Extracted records

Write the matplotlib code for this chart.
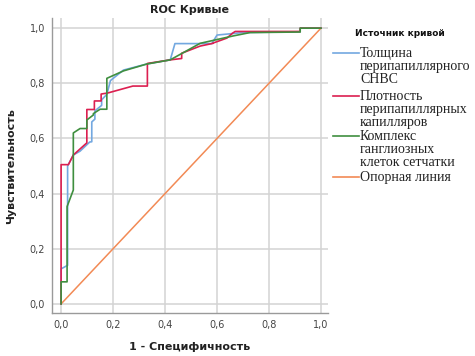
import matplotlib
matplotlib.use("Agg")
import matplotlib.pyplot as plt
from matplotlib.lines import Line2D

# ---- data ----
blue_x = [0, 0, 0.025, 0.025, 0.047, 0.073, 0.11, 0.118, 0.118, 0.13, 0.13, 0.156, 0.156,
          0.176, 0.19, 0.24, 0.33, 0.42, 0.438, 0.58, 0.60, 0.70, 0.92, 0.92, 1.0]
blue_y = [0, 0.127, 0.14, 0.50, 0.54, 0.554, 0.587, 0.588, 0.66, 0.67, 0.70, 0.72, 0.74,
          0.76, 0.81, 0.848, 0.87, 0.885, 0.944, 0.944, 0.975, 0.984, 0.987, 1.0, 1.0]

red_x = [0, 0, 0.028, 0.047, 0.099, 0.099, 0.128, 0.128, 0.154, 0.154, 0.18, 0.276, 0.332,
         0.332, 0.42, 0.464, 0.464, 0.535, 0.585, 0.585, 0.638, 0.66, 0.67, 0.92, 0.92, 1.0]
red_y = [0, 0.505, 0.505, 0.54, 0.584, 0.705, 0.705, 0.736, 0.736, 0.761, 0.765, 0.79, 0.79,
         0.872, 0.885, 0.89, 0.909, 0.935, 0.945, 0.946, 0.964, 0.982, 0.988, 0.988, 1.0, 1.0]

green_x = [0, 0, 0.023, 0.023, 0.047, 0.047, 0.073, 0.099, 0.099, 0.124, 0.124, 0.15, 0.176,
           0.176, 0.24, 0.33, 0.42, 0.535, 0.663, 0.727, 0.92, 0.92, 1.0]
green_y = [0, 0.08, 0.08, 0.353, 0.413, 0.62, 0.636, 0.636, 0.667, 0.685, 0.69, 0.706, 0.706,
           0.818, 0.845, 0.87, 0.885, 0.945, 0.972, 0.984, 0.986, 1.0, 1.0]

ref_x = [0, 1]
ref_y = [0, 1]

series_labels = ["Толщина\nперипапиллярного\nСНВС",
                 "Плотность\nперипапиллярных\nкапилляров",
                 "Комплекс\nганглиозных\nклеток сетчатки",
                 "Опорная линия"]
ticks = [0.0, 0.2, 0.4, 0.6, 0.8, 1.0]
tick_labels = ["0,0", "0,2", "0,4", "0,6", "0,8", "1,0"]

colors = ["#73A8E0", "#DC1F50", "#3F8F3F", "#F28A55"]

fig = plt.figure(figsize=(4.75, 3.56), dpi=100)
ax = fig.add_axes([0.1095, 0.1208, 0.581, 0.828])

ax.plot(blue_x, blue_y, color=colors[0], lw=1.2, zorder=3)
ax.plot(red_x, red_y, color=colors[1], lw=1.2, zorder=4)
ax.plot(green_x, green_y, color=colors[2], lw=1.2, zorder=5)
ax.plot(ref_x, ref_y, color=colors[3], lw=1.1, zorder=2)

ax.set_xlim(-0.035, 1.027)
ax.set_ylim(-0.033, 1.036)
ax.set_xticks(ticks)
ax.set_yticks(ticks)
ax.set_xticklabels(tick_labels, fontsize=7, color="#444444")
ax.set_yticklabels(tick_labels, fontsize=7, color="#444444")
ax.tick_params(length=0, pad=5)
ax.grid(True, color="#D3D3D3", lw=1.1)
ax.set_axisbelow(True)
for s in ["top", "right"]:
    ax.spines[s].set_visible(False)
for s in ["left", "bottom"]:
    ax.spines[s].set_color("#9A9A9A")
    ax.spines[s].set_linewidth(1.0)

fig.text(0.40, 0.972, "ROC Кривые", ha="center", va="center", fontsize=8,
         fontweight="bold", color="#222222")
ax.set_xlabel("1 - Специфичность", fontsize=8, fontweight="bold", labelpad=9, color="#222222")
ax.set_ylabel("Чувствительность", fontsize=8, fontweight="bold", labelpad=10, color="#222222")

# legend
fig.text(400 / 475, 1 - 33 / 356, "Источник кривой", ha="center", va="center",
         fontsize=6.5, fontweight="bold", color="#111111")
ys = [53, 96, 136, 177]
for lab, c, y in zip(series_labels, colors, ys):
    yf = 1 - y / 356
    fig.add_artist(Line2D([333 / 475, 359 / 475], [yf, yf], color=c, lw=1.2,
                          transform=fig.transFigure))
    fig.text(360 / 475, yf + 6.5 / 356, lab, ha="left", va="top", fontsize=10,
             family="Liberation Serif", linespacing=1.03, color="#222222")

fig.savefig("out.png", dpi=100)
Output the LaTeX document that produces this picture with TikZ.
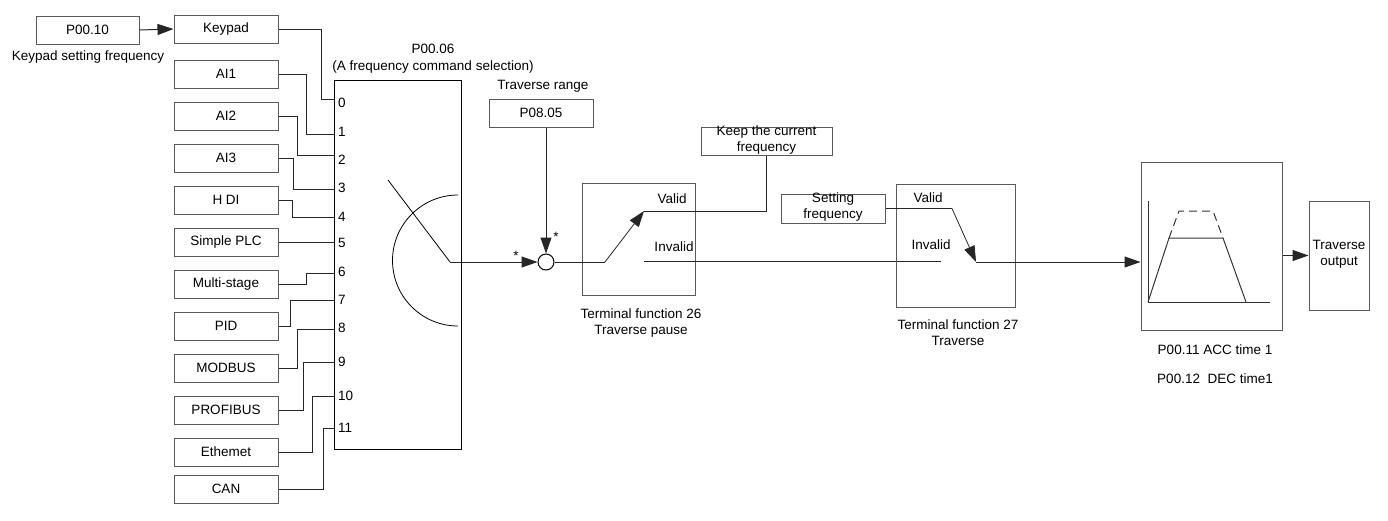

> **Exercise description**
Return the whole listing, word for word, and leave out every picture.

> **Result of this task**
Write the matplotlib code for this chart.
import matplotlib
matplotlib.use("Agg")
import matplotlib.pyplot as plt
from matplotlib.lines import Line2D

# ---- data ----
blue_x = [0, 0, 0.025, 0.025, 0.047, 0.073, 0.11, 0.118, 0.118, 0.13, 0.13, 0.156, 0.156,
          0.176, 0.19, 0.24, 0.33, 0.42, 0.438, 0.58, 0.60, 0.70, 0.92, 0.92, 1.0]
blue_y = [0, 0.127, 0.14, 0.50, 0.54, 0.554, 0.587, 0.588, 0.66, 0.67, 0.70, 0.72, 0.74,
          0.76, 0.81, 0.848, 0.87, 0.885, 0.944, 0.944, 0.975, 0.984, 0.987, 1.0, 1.0]

red_x = [0, 0, 0.028, 0.047, 0.099, 0.099, 0.128, 0.128, 0.154, 0.154, 0.18, 0.276, 0.332,
         0.332, 0.42, 0.464, 0.464, 0.535, 0.585, 0.585, 0.638, 0.66, 0.67, 0.92, 0.92, 1.0]
red_y = [0, 0.505, 0.505, 0.54, 0.584, 0.705, 0.705, 0.736, 0.736, 0.761, 0.765, 0.79, 0.79,
         0.872, 0.885, 0.89, 0.909, 0.935, 0.945, 0.946, 0.964, 0.982, 0.988, 0.988, 1.0, 1.0]

green_x = [0, 0, 0.023, 0.023, 0.047, 0.047, 0.073, 0.099, 0.099, 0.124, 0.124, 0.15, 0.176,
           0.176, 0.24, 0.33, 0.42, 0.535, 0.663, 0.727, 0.92, 0.92, 1.0]
green_y = [0, 0.08, 0.08, 0.353, 0.413, 0.62, 0.636, 0.636, 0.667, 0.685, 0.69, 0.706, 0.706,
           0.818, 0.845, 0.87, 0.885, 0.945, 0.972, 0.984, 0.986, 1.0, 1.0]

ref_x = [0, 1]
ref_y = [0, 1]

series_labels = ["Толщина\nперипапиллярного\nСНВС",
                 "Плотность\nперипапиллярных\nкапилляров",
                 "Комплекс\nганглиозных\nклеток сетчатки",
                 "Опорная линия"]
ticks = [0.0, 0.2, 0.4, 0.6, 0.8, 1.0]
tick_labels = ["0,0", "0,2", "0,4", "0,6", "0,8", "1,0"]

colors = ["#73A8E0", "#DC1F50", "#3F8F3F", "#F28A55"]

fig = plt.figure(figsize=(4.75, 3.56), dpi=100)
ax = fig.add_axes([0.1095, 0.1208, 0.581, 0.828])

ax.plot(blue_x, blue_y, color=colors[0], lw=1.2, zorder=3)
ax.plot(red_x, red_y, color=colors[1], lw=1.2, zorder=4)
ax.plot(green_x, green_y, color=colors[2], lw=1.2, zorder=5)
ax.plot(ref_x, ref_y, color=colors[3], lw=1.1, zorder=2)

ax.set_xlim(-0.035, 1.027)
ax.set_ylim(-0.033, 1.036)
ax.set_xticks(ticks)
ax.set_yticks(ticks)
ax.set_xticklabels(tick_labels, fontsize=7, color="#444444")
ax.set_yticklabels(tick_labels, fontsize=7, color="#444444")
ax.tick_params(length=0, pad=5)
ax.grid(True, color="#D3D3D3", lw=1.1)
ax.set_axisbelow(True)
for s in ["top", "right"]:
    ax.spines[s].set_visible(False)
for s in ["left", "bottom"]:
    ax.spines[s].set_color("#9A9A9A")
    ax.spines[s].set_linewidth(1.0)

fig.text(0.40, 0.972, "ROC Кривые", ha="center", va="center", fontsize=8,
         fontweight="bold", color="#222222")
ax.set_xlabel("1 - Специфичность", fontsize=8, fontweight="bold", labelpad=9, color="#222222")
ax.set_ylabel("Чувствительность", fontsize=8, fontweight="bold", labelpad=10, color="#222222")

# legend
fig.text(400 / 475, 1 - 33 / 356, "Источник кривой", ha="center", va="center",
         fontsize=6.5, fontweight="bold", color="#111111")
ys = [53, 96, 136, 177]
for lab, c, y in zip(series_labels, colors, ys):
    yf = 1 - y / 356
    fig.add_artist(Line2D([333 / 475, 359 / 475], [yf, yf], color=c, lw=1.2,
                          transform=fig.transFigure))
    fig.text(360 / 475, yf + 6.5 / 356, lab, ha="left", va="top", fontsize=10,
             family="Liberation Serif", linespacing=1.03, color="#222222")

fig.savefig("out.png", dpi=100)
Output the LaTeX document that produces this picture with TikZ.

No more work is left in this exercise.